Parallel with traffic
Motter is an expert on the physics of complex systems and networks, and draws a parallel with a famous paradox in traffic management – the removal of an intermediate road can actually reduce congestion by distributing traffic more evenly around the remaining roads, changing the traffic pattern from a "series" to a "parallel" one. "This is analogous to the system we are studying," explains Motter, "to the extent that the constituents of the material are made up of four particles. When you apply tension, this causes the inner particles to decouple from each other – it's like breaking a bond. That causes the outer particles to be more strongly attracted to each other – basically going from a series configuration to a parallel one. This causes the material to contract".

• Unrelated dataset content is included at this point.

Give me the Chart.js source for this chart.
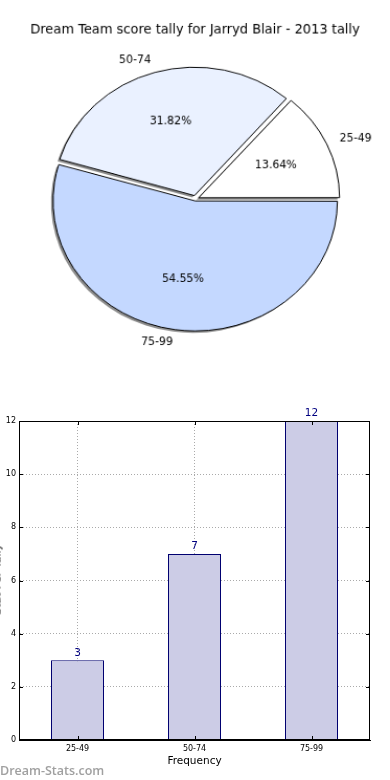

That's the theory, but Motter is also optimistic that such a metamaterial could actually be made. "The most straightforward approach would be to use elements that have spring-like behaviour, such as rubber," he says. "Depending on how you assemble together little pieces of rubber, you could have a material that behaves in the way we are proposing here."
Nanoscientist Ping Sheng at Hong Kong University of Science and Technology, whose research group has developed materials that show negative compressibility in response to sinusoidal forces, says "The novel point about this work is that it proposes negative compressibility at zero frequency, i.e. with steady forcing. Such a system could still be stable because it would involve stored energy."
He concludes, "I would be interested in seeing a physical realization of what has been proposed. That may indeed have some interesting applications."
The research is published in Nature Materials.